Paul Berman has produced a terrific, and terrifically ambitious, work of scholarship. The book presents a compelling case that the current legal order is marked by multiple and overlapping international, transnational, national, sub-national and non-state normative orders. Paul argues that relations among these various orders should be managed through a “cosmopolitan pluralist” approach that pays due respect to the interests that various norm-generating communities have in any particular dispute. The text’s central jurisprudential and normative claim is that cosmopolitan pluralism is superior to its two main rivals, namely (i)
universalist approaches that elide important normative differences among diverse communities, and (ii) territorially-based
sovereigntist approaches that inappropriately privilege the interests of one community by ignoring the legitimate interests of others.

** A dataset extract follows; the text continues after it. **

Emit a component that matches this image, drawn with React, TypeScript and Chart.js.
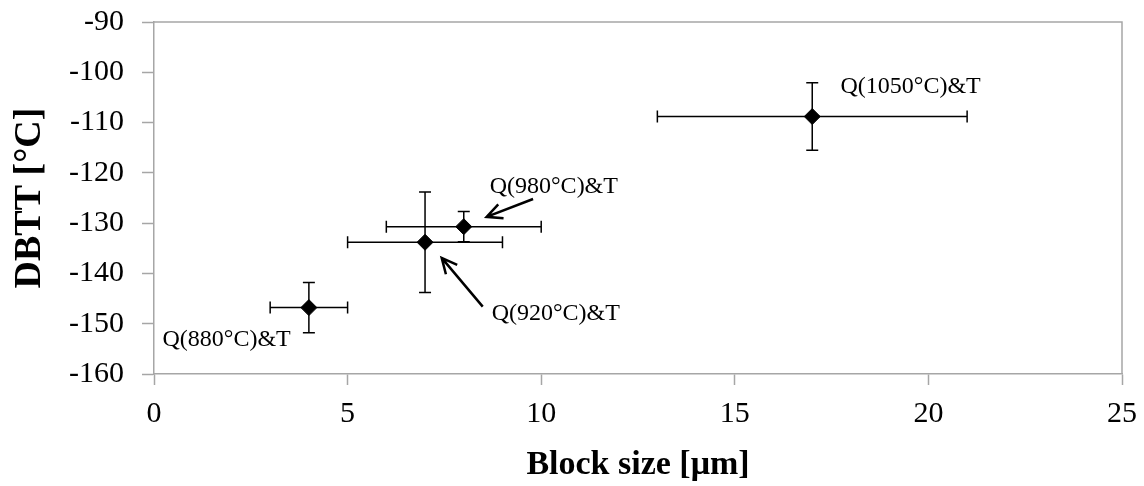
import React, { useEffect, useRef } from "react";
import { Chart, registerables } from "chart.js";

Chart.register(...registerables);

// ---- data ----
const blockSize = [4, 7, 8, 17];
const dbtt = [-146.8, -133.8, -130.7, -108.8];
const blockErr = [1, 2, 2, 4];
const dbttErr = [5, 10, 3, 6.7];

const labelTexts = ["Q(880°C)&T", "Q(920°C)&T", "Q(980°C)&T", "Q(1050°C)&T"];
const labelX = [0.22, 8.72, 8.67, 17.73];
const labelY = [-153.2, -148.1, -122.8, -102.8];

// arrows: tail -> tip
const arrowTailX = [9.79, 8.49];
const arrowTailY = [-125.2, -146.6];
const arrowTipX = [8.59, 7.43];
const arrowTipY = [-128.75, -136.9];

const xTickMin = 0;
const xTickMax = 25;
const xTickStep = 5;
const yTickMin = -160;
const yTickMax = -90;
const yTickStep = 10;

const FONT = '"Liberation Serif", "Times New Roman", serif';
const AXIS_GRAY = "#a6a6a6";

const overlayPlugin = {
  id: "overlay",
  beforeDatasetsDraw(chart: any) {
    const ctx = chart.ctx;
    const xs = chart.scales.x;
    const ys = chart.scales.y;
    ctx.save();
    ctx.strokeStyle = "#000";
    ctx.lineWidth = 1.5;
    const cap = 6;
    for (let i = 0; i < blockSize.length; i++) {
      const cx = xs.getPixelForValue(blockSize[i]);
      const cy = ys.getPixelForValue(dbtt[i]);
      const x0 = xs.getPixelForValue(blockSize[i] - blockErr[i]);
      const x1 = xs.getPixelForValue(blockSize[i] + blockErr[i]);
      const y0 = ys.getPixelForValue(dbtt[i] + dbttErr[i]);
      const y1 = ys.getPixelForValue(dbtt[i] - dbttErr[i]);
      ctx.beginPath();
      ctx.moveTo(x0, cy);
      ctx.lineTo(x1, cy);
      ctx.moveTo(x0, cy - cap);
      ctx.lineTo(x0, cy + cap);
      ctx.moveTo(x1, cy - cap);
      ctx.lineTo(x1, cy + cap);
      ctx.moveTo(cx, y0);
      ctx.lineTo(cx, y1);
      ctx.moveTo(cx - cap, y0);
      ctx.lineTo(cx + cap, y0);
      ctx.moveTo(cx - cap, y1);
      ctx.lineTo(cx + cap, y1);
      ctx.stroke();
    }
    ctx.restore();
  },
  afterDraw(chart: any) {
    const ctx = chart.ctx;
    const xs = chart.scales.x;
    const ys = chart.scales.y;
    const area = chart.chartArea;
    ctx.save();
    // top and right border of the plot area
    ctx.strokeStyle = AXIS_GRAY;
    ctx.lineWidth = 1.5;
    ctx.beginPath();
    ctx.moveTo(area.left, area.top);
    ctx.lineTo(area.right, area.top);
    ctx.lineTo(area.right, area.bottom);
    ctx.stroke();

    // point labels
    ctx.fillStyle = "#000";
    ctx.font = `24px ${FONT}`;
    ctx.textAlign = "left";
    ctx.textBaseline = "middle";
    for (let i = 0; i < labelTexts.length; i++) {
      ctx.fillText(labelTexts[i], xs.getPixelForValue(labelX[i]), ys.getPixelForValue(labelY[i]));
    }

    // arrows
    ctx.strokeStyle = "#000";
    ctx.lineWidth = 2.5;
    for (let i = 0; i < arrowTailX.length; i++) {
      const tx = xs.getPixelForValue(arrowTailX[i]);
      const ty = ys.getPixelForValue(arrowTailY[i]);
      const hx = xs.getPixelForValue(arrowTipX[i]);
      const hy = ys.getPixelForValue(arrowTipY[i]);
      const ang = Math.atan2(hy - ty, hx - tx);
      const L = 17;
      const spread = Math.PI / 7;
      ctx.beginPath();
      ctx.moveTo(tx, ty);
      ctx.lineTo(hx, hy);
      ctx.moveTo(hx - L * Math.cos(ang - spread), hy - L * Math.sin(ang - spread));
      ctx.lineTo(hx, hy);
      ctx.lineTo(hx - L * Math.cos(ang + spread), hy - L * Math.sin(ang + spread));
      ctx.stroke();
    }
    ctx.restore();
  },
};

export default function App() {
  const ref = useRef<HTMLCanvasElement | null>(null);
  useEffect(() => {
    if (!ref.current) return;
    const chart = new Chart(ref.current, {
      type: "scatter",
      data: {
        datasets: [
          {
            data: blockSize.map((x, i) => ({ x, y: dbtt[i] })),
            pointStyle: "rectRot",
            pointRadius: 8,
            pointHoverRadius: 8,
            backgroundColor: "#000",
            borderColor: "#000",
            borderWidth: 1,
          },
        ],
      },
      options: {
        animation: false,
        responsive: true,
        maintainAspectRatio: false,
        layout: { padding: { top: 22, right: 22, left: 0, bottom: 0 } },
        plugins: { legend: { display: false }, tooltip: { enabled: false } },
        scales: {
          x: {
            type: "linear",
            min: xTickMin,
            max: xTickMax,
            afterFit: (s: any) => {
              s.height = 112;
              s.paddingLeft = 0;
              s.paddingRight = 0;
            },
            ticks: {
              stepSize: xTickStep,
              color: "#000",
              padding: 11,
              font: { family: FONT, size: 30 },
              maxRotation: 0,
            },
            grid: {
              drawOnChartArea: false,
              drawTicks: true,
              tickLength: 11,
              tickColor: AXIS_GRAY,
              tickWidth: 1.5,
            },
            border: { color: AXIS_GRAY, width: 1.5 },
            title: {
              display: true,
              text: "Block size [μm]",
              color: "#000",
              font: { family: FONT, size: 34, weight: "bold" },
              padding: { top: 0, bottom: 0 },
            },
          },
          y: {
            type: "linear",
            min: yTickMin,
            max: yTickMax,
            afterFit: (s: any) => {
              s.width = 154;
              s.paddingTop = 0;
              s.paddingBottom = 0;
            },
            ticks: {
              stepSize: yTickStep,
              color: "#000",
              padding: 18,
              font: { family: FONT, size: 30 },
            },
            grid: {
              drawOnChartArea: false,
              drawTicks: true,
              tickLength: 12,
              tickColor: AXIS_GRAY,
              tickWidth: 1.5,
            },
            border: { color: AXIS_GRAY, width: 1.5 },
            title: {
              display: true,
              text: "DBTT [°C]",
              color: "#000",
              font: { family: FONT, size: 38, weight: "bold" },
              padding: { top: 7, bottom: 0 },
            },
          },
        },
      },
      plugins: [overlayPlugin],
    });
    return () => chart.destroy();
  }, []);
  return (
    <div style={{ position: "fixed", left: 0, top: 0, width: 1144, height: 486, background: "#fff" }}>
      <canvas ref={ref} />
    </div>
  );
}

Although the “pluralist” strand of Paul’s argument promises to decenter the state as law-maker, ironically virtually all of the book’s examples of legal hybridity feature conflicts involving state law, such as competing claims for authority between two or more states (should the IP law of states A or B should govern the registration of internet domain names); between domestic and international institutions (such as the ICJ and US Supreme Court decisions in the
Avena/Medellin line of cases); and between public and private actors (such as when religious and state law diverge on family law matters).
Perhaps as a result,
GLP devotes very limited attention to analysis of “conflicts” between and among different functional international legal regimes, even though this issue has preoccupied public international lawyers for the better part of a decade (see
here and
here). While Paul graciously cites to my work on regime interaction in his discussion of this phenomena (pp. 182-86), I wonder if
GLP’s brief analysis does justice to this form of legal hybridity.